* Exercise description
Take the lines of the data below from the very first through the line containing "17, 19, 21];" and output them exactly, pictures excluded.

(Excerpt from a dataset)
++++

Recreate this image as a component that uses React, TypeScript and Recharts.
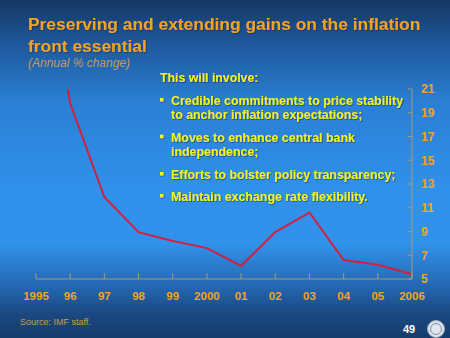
import React from "react";
import { LineChart, Line, XAxis, YAxis } from "recharts";

const years = ["1995", "96", "97", "98", "99", "2000", "01", "02", "03", "04", "05", "2006"];
const inflation = [37, 19.8, 11.9, 8.95, 8.2, 7.6, 6.1, 8.95, 10.6, 6.6, 6.2, 5.4];
const yTicks = [5, 7, 9, 11, 13, 15, 17, 19, 21];

const title1 = "Preserving and extending gains on the inflation";
const title2 = "front essential";
const subtitle = "(Annual % change)";
const introText = "This will involve:";
const bullets: string[][] = [
  ["Credible commitments to price stability", "to anchor inflation expectations;"],
  ["Moves to enhance central bank", "independence;"],
  ["Efforts to bolster policy transparency;"],
  ["Maintain exchange rate flexibility."],
];
const sourceText = "Source: IMF staff.";
const pageNo = "49";

const data = years.map((y, i) => ({ year: y, value: inflation[i] }));

const FONT = "'Liberation Sans', Arial, sans-serif";
const ORANGE = "#f2a324";
const YELLOW = "#f4f41c";
const AXIS = "#a89a72";

export default function App() {
  const bulletBaselines = [[105, 119], [141.7, 156.2], [179], [201]];
  return (
    <div
      style={{
        position: "absolute",
        left: 0,
        top: 0,
        width: 450,
        height: 338,
        overflow: "hidden",
        fontFamily: FONT,
        background:
          "linear-gradient(to bottom, #163763 0%, #1d5698 12%, #2a7fd4 30%, #3090ea 55%, #3192ec 72%, #2466b0 85%, #1a4880 93%, #163c6c 100%)",
      }}
    >
      <svg width={450} height={338} style={{ position: "absolute", left: 0, top: 0 }}>
        <defs>
          <filter id="sh" x="-5%" y="-20%" width="110%" height="140%">
            <feDropShadow dx="0.8" dy="0.8" stdDeviation="0.4" floodColor="#0a2040" floodOpacity="0.6" />
          </filter>
        </defs>
        <g filter="url(#sh)">
          <text x={28} y={30} fill={ORANGE} fontSize={17.4} fontWeight="bold" fontFamily={FONT}>
            {title1}
          </text>
          <text x={28} y={51.5} fill={ORANGE} fontSize={17.4} fontWeight="bold" fontFamily={FONT}>
            {title2}
          </text>
          <text x={160} y={82} fill={YELLOW} fontSize={12.3} fontWeight="bold" fontFamily={FONT}>
            {introText}
          </text>
          {bullets.map((lines, i) => (
            <g key={i}>
              <rect x={160} y={bulletBaselines[i][0] - 7} width={3.5} height={3.5} fill={YELLOW} />
              {lines.map((ln, j) => (
                <text
                  key={j}
                  x={171}
                  y={bulletBaselines[i][j]}
                  fill={YELLOW}
                  fontSize={12.4}
                  fontWeight="bold"
                  fontFamily={FONT}
                >
                  {ln}
                </text>
              ))}
            </g>
          ))}
        </g>
        <text x={28} y={67} fill="#c49a5c" fontSize={12} fontStyle="italic" fontFamily={FONT}>
          {subtitle}
        </text>
        <text x={20} y={325} fill="#cf9e45" fontSize={9} fontFamily={FONT}>
          {sourceText}
        </text>
        <text x={403} y={333} fill="#ffffff" fontSize={11} fontWeight="bold" fontFamily={FONT}>
          {pageNo}
        </text>
        <circle cx={436} cy={329} r={8.5} fill="#dfe6ee" stroke="#9aa8b8" strokeWidth={1} />
        <circle cx={436} cy={329} r={5.5} fill="none" stroke="#7d8ea3" strokeWidth={1} />
      </svg>
      <div style={{ position: "absolute", left: 0, top: 0 }}>
        <LineChart
          width={450}
          height={338}
          data={data}
          margin={{ top: 89, right: 8, left: 36, bottom: 29 }}
        >
          <XAxis
            dataKey="year"
            interval={0}
            axisLine={{ stroke: AXIS, strokeWidth: 1 }}
            tickLine={{ stroke: AXIS }}
            tickSize={-6}
            tickMargin={19}
            height={30}
            tick={{ fill: ORANGE, fontSize: 11.5, fontWeight: "bold", fontFamily: FONT }}
          />
          <YAxis
            orientation="right"
            domain={[5, 21]}
            ticks={yTicks}
            allowDataOverflow
            interval={0}
            width={30}
            axisLine={{ stroke: AXIS, strokeWidth: 1 }}
            tickLine={{ stroke: AXIS }}
            tickSize={-4}
            tickMargin={13}
            tick={{ fill: ORANGE, fontSize: 12, fontWeight: "bold", fontFamily: FONT, textAnchor: "start" }}
          />
          <Line
            type="linear"
            dataKey="value"
            stroke="#d3203c"
            strokeWidth={2}
            dot={false}
            isAnimationActive={false}
          />
        </LineChart>
      </div>
    </div>
  );
}
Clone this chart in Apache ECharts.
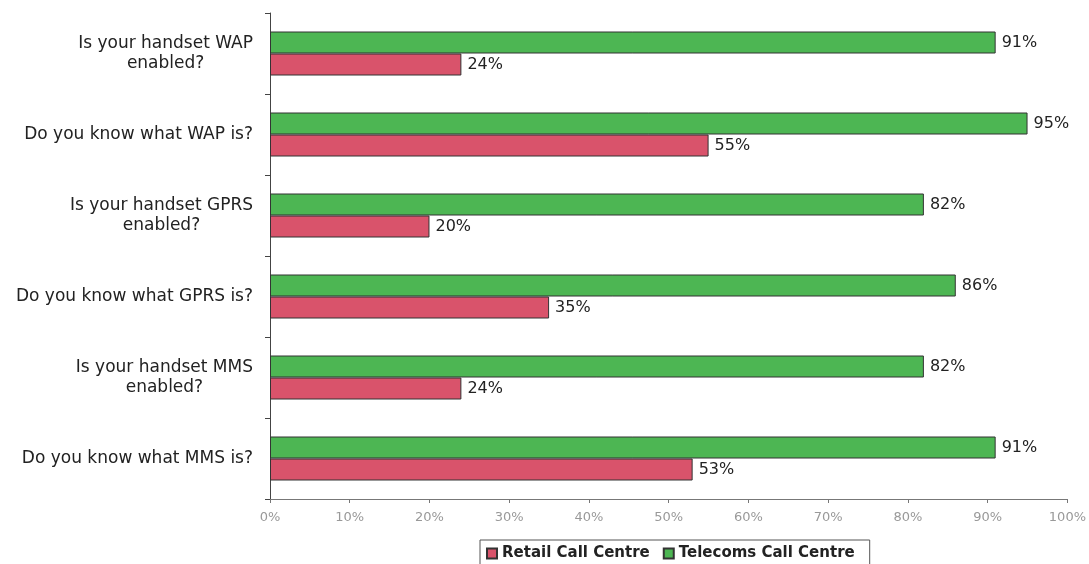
<!DOCTYPE html>
<html>
<head>
<meta charset="utf-8">
<script src="https://cdn.jsdelivr.net/npm/echarts@6/dist/echarts.min.js"></script>
<style>
  html, body { margin: 0; padding: 0; background: #ffffff; }
  #chart { width: 1089px; height: 564px; }
</style>
</head>
<body>
<div id="chart"></div>
<script>
// Survey questions, listed top to bottom
const questions = [
  'Is your handset WAP\nenabled?',
  'Do you know what WAP is?',
  'Is your handset GPRS\nenabled?',
  'Do you know what GPRS is?',
  'Is your handset MMS\nenabled?',
  'Do you know what MMS is?'
];
// Share of "yes" answers, in percent
const retailValues = [24, 55, 20, 35, 24, 53];
const telecomsValues = [91, 95, 82, 86, 82, 91];
const seriesNames = ['Retail Call Centre', 'Telecoms Call Centre'];

const chart = echarts.init(document.getElementById('chart'), null, { renderer: 'canvas' });

const labelStyle = {
  show: true,
  position: 'right',
  distance: 6,
  formatter: '{c}%',
  color: '#222',
  fontFamily: 'DejaVu Sans',
  fontSize: 16
};

chart.setOption({
  backgroundColor: '#ffffff',
  animation: false,
  grid: { left: 270, right: 21, top: 13, bottom: 65, containLabel: false },
  legend: {
    data: seriesNames,
    left: 480,
    top: 540,
    padding: [6, 15, 6, 6],
    itemGap: 13,
    itemWidth: 10,
    itemHeight: 10,
    icon: 'rect',
    borderColor: '#555',
    borderWidth: 1,
    textStyle: { color: '#222', fontFamily: 'DejaVu Sans', fontWeight: 'bold', fontSize: 15 }
  },
  xAxis: {
    type: 'value',
    min: 0,
    max: 100,
    interval: 10,
    axisLine: { show: true, lineStyle: { color: '#777', width: 1 } },
    axisTick: { show: true, length: 4, lineStyle: { color: '#777' } },
    splitLine: { show: false },
    axisLabel: {
      formatter: '{value}%',
      color: '#999',
      fontFamily: 'DejaVu Sans',
      fontSize: 13,
      margin: 12
    }
  },
  yAxis: {
    type: 'category',
    inverse: true,
    data: questions,
    axisLine: { show: true, lineStyle: { color: '#444', width: 1 } },
    axisTick: { show: true, length: 5, lineStyle: { color: '#444' } },
    axisLabel: {
      margin: 17,
      formatter: function (v) {
        return v.split('\n').map(function (line) { return '{c|' + line + '}'; }).join('\n');
      },
      rich: {
        c: { align: 'center', color: '#222', fontFamily: 'DejaVu Sans', fontSize: 17, lineHeight: 20 }
      }
    }
  },
  // Telecoms listed first so its bar sits above the retail bar in each row
  series: [
    {
      name: seriesNames[1],
      type: 'bar',
      data: telecomsValues,
      barWidth: 22,
      barGap: '0%',
      itemStyle: { color: '#4db653', borderColor: '#333', borderWidth: 1 },
      label: labelStyle
    },
    {
      name: seriesNames[0],
      type: 'bar',
      data: retailValues,
      barWidth: 22,
      barGap: '0%',
      itemStyle: { color: '#d9536b', borderColor: '#333', borderWidth: 1 },
      label: labelStyle
    }
  ]
});
</script>
</body>
</html>
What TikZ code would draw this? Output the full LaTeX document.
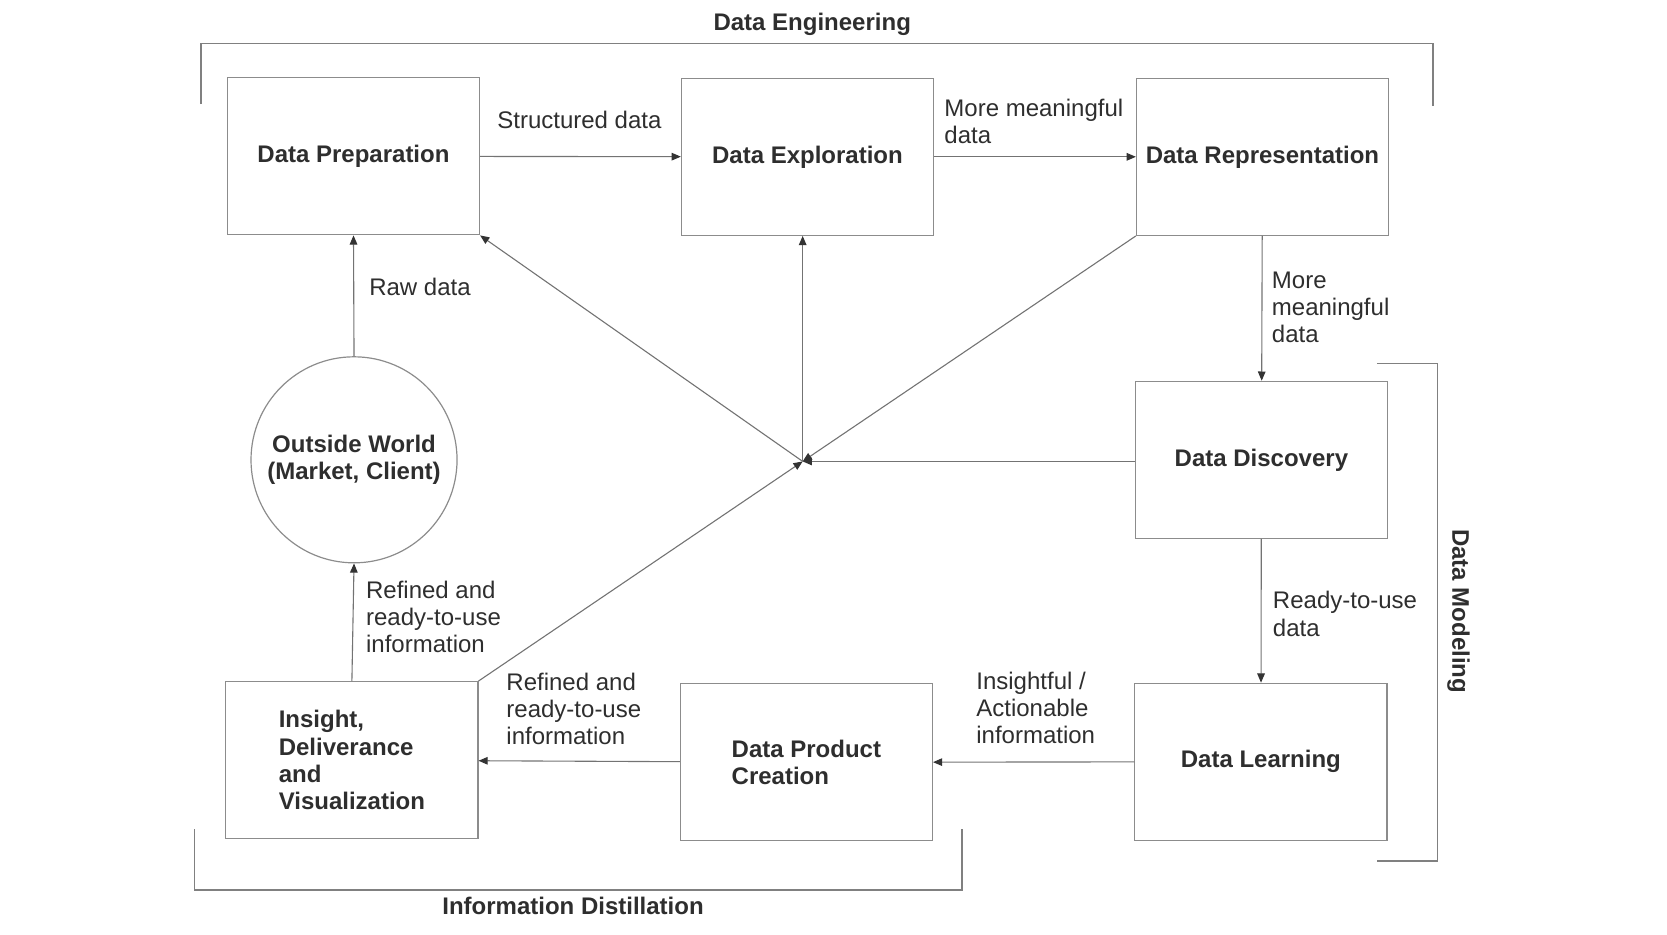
\documentclass[tikz,border=0pt]{standalone}
\usepackage{fontspec}
\setmainfont{Liberation Sans}
\usetikzlibrary{positioning,arrows.meta}

\begin{document}
\begin{tikzpicture}[
  x=0.5315pt, y=-0.5315pt,
  font=\fontsize{12}{13.6}\selectfont,
  >={Triangle[length=4.6pt, width=3.8pt, color=black!80]},
  stage/.style={draw=black!45, line width=0.6pt, minimum width=126pt, minimum height=78.5pt,
                inner sep=0pt, font=\fontsize{12}{13.6}\selectfont\bfseries, text=black!82},
  world/.style={circle, draw=black!45, line width=0.6pt, minimum size=103pt, inner sep=0pt,
                align=center, font=\fontsize{12}{13.6}\selectfont\bfseries, text=black!82},
  flow/.style={->, draw=black!55, line width=0.55pt},
  note/.style={align=left, text=black!82, inner sep=0pt},
  brace/.style={draw=black!50, line width=0.75pt},
  grp/.style={font=\fontsize{12}{13.6}\selectfont\bfseries, text=black!82},
]
\useasboundingbox (0,0) rectangle (1568,879);

% ---- process stages ----
\foreach \name/\x/\y/\txt in {%
  prep/332.5/147/Data Preparation,
  explo/759.5/147.5/Data Exploration,
  repr/1187.5/147.5/Data Representation,
  disc/1186.5/432.5/Data Discovery,
  learn/1186/716.5/Data Learning}{
    \node[stage] (\name) at (\x,\y) {\txt};
}
\node[stage, align=left] (product) at (758.5,717) {Data Product\\Creation};
\node[stage, align=left] (insight) at (331,715) {Insight,\\Deliverance\\and\\Visualization};
\node[world] (outside) at (333,432.5) {Outside World\\(Market, Client)};

% junction in the middle
\coordinate (hub) at (755,434);

% ---- main flow ----
\draw[flow] (prep) -- (explo);
\draw[flow] (explo) -- (repr);
\draw[flow] (repr) -- (disc);
\draw[flow] (disc) -- (learn);
\draw[flow] (learn) -- (product);
\draw[flow] (product) -- (insight);
\draw[flow] (insight.north) -- (outside.south);
\draw[flow] (outside.north) -- (prep.south);

% ---- feedback through the junction ----
\draw[flow] (repr.south west) -- (hub);
\draw[flow] (hub -| disc.west) -- (hub);
\draw[flow] (insight.north east) -- (hub);
\draw[flow] (hub) -- (prep.south east);
\draw[flow] (hub) -- (hub |- explo.south);

% ---- connector labels ----
\node[note] (lStruct) at (545,113) {Structured data};
\node[note, anchor=west] (lMore) at (888,114.5) {More meaningful\\data};
\node[note, anchor=west] (lMoreB) at (1196,289) {More\\meaningful\\data};
\node[note, anchor=west] (lReady) at (1197,577.5) {Ready-to-use\\data};
\node[note, anchor=west] (lInsight) at (918,666) {Insightful /\\Actionable\\information};
\node[note, anchor=west] (lRefined) at (476,667) {Refined and\\ready-to-use\\information};
\node[note, anchor=west] (lRaw) at (347,270) {Raw data};
\node[note, anchor=west] (lRefinedB) at (344,580) {Refined and\\ready-to-use\\information};

% ---- grouping brackets ----
\draw[brace] (189,98) -- (189,41) -- (1348,41) -- (1348,100);
\node[grp] (gEng) at (764,23) {Data Engineering};

\draw[brace] (1295,342) -- (1352,342) -- (1352,810) -- (1295,810);
\node[grp, rotate=-90] (gModel) at (1372,575) {Data Modeling};

\draw[brace] (183,780) -- (183,837) -- (905,837) -- (905,780);
\node[grp] (gDist) at (539,852) {Information Distillation};
\end{tikzpicture}
\end{document}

++++

* Expected answer
Recreate this image as a component that uses React, TypeScript and Recharts.
import React from "react";
import { LineChart, Line, XAxis, YAxis } from "recharts";

const years = ["1995", "96", "97", "98", "99", "2000", "01", "02", "03", "04", "05", "2006"];
const inflation = [37, 19.8, 11.9, 8.95, 8.2, 7.6, 6.1, 8.95, 10.6, 6.6, 6.2, 5.4];
const yTicks = [5, 7, 9, 11, 13, 15, 17, 19, 21];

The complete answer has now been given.